Yaklaşık 150 sığınmacının bulunduğu Sakarya`da, kiraladıkları evde eşi, annesi ve iki çocuğu ile birlikte yaşayan Saddam Şemseddin Fadıl (38), güvenlik sorunu nedeniyle ülkesinden ayrıldığını söyledi. 2007`de Bağdat`daki evine yapılan bombalı saldırıda yaralandığını, kardeşinin de evi basılarak öldürüldüğünü anlatan Fadıl, "Irak`ta yaşam çok zor. Dışarı çıkarken korkuyorsunuz. Sabah evden çıkarken akşam dönmeye umudunuz yok. Sünni ve Şiiler arasında sorun var. Ben Sünni eşim Sii. Mezhep meselesinden dolayı evimize bomba atıldı. Ölüm tehdidinde bulundular. O yüzden korktuk ve kaçtık." diye konuştu.

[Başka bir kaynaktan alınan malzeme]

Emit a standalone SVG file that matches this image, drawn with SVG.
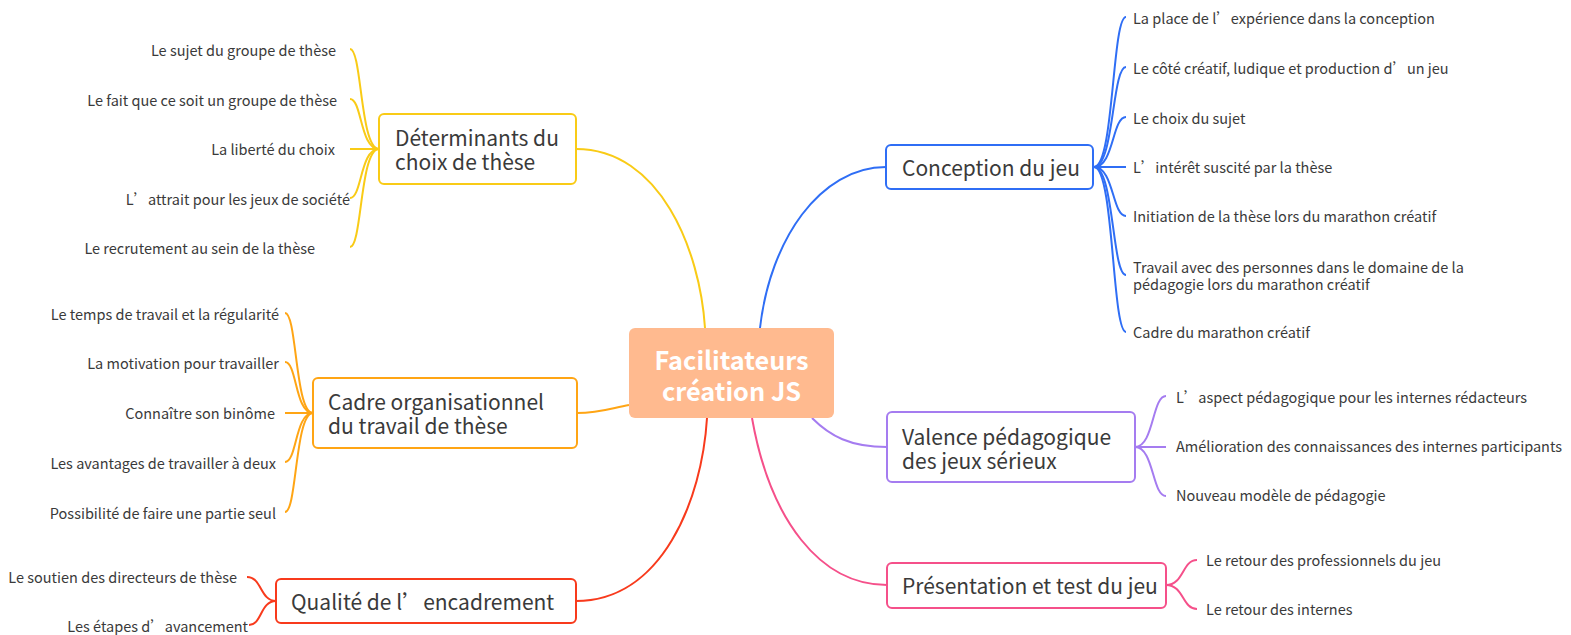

Dört ay önce geldikleri Türkiye`de Zeynep ismini verdikleri bir kız çocuklarının dünyaya geldiğini ifade eden Fadıl, ABD`de ki akrabalarının yanına gitmeyi istediklerini belirtti. Parasının tükendiğini dile getiren Fadıl, şunları söyledi: "Belediye biraz erzak yardımında bulundu. Bir Türk kadını da sağolsun kiramızı ödedi. Akşamları pazar yerlerini dolaşarak artık sebze ve meyveleri topluyorum. Onlarla idare etmeye çalışıyoruz. Türk insanı çok iyi. Burayı çok seviyorum. Bir evim ve işim olsa başka bir yere gitmek istemem. Yeni doğan kızımın Türk vatandaşı olmasını istiyorum."

BOMBALI SALDIRIDA ANNESİ VE BABASINI KAYBETTİ
2009 yılında Kerkük`te düzenlenen bombalı saldırıda anne ve babasını kaybeden Iraklı müzisyen Emin İbrahim Sadık da tehdit edildiği için eşi ve üç çocuğuyla birlikte ülkesinden ayrılmak zorunda kalmış. Irak`ta hayatın çok zor olduğunu kaydeden Sadık, "Ülkemde sürekli patlamalar oluyor. İnsanlar öldürülüyor, kaçırılıyor. Büyük korku var. Çok akraban öldü. Elektrik ve su sıkıntısı var. Vatanımdan ayrılmak yine de zor geldi. ABD`ye sığınma talebinde bulunduk. 2 aydır Türkiye`deyim. Bir aylık kira param kaldı. Bir kuruş param yok. Ne yapacağız bilemiyoruz." şeklinde konuştu.

Biri engelli üç çocuğuyla her şeylerini geride bırakarak Irak`tan ayrılan Zeynep Abdülrezzak Obed ise çocukları için iyi bir gelecek istiyor. Kiralık, eşyası bulunmayan evde komşuların yardımıyla karınlarını doyurabilen Obed, şunları söyledi: "Her şeyimi bıraktım geldim. Eşimden ayrıldıktan sonra kimse bakmadı bize.
Irak`a dönmek istemiyorum. Evim ve kira verecek durumum yok.Ülkemde herkes korku altında yaşıyor."
Kardeşi öldürülen ve eşinden ayrılan Sümeyye Abdülkerim Reşit de oğluyla birlikte geldiği Türkiye`de sığınma talebinin sonucunu bekliyor. `Hangi ülke olursa ` giderim diyen anne Reşit, Irak`ta ayrıldığı eşinin yanında kalan kızına kavuşmak için gün sayıyor. Reşit; "Kızım bir kaç gün içinde buraya gelecek. Çocuklarımla yeni bir hayat kurmak ve güvenli bir ortamda yaşamak istiyoruz. Bağdat`ta kuaförlük yapıyordum. Kardeşim öldürülünce kimsem kalmadı. Mecbur kaldım ayrılmaya.Hemen hemen her gün patlama oluyor. Irak`a dönmeyi düşünmüyorum." ifadesini kullandı.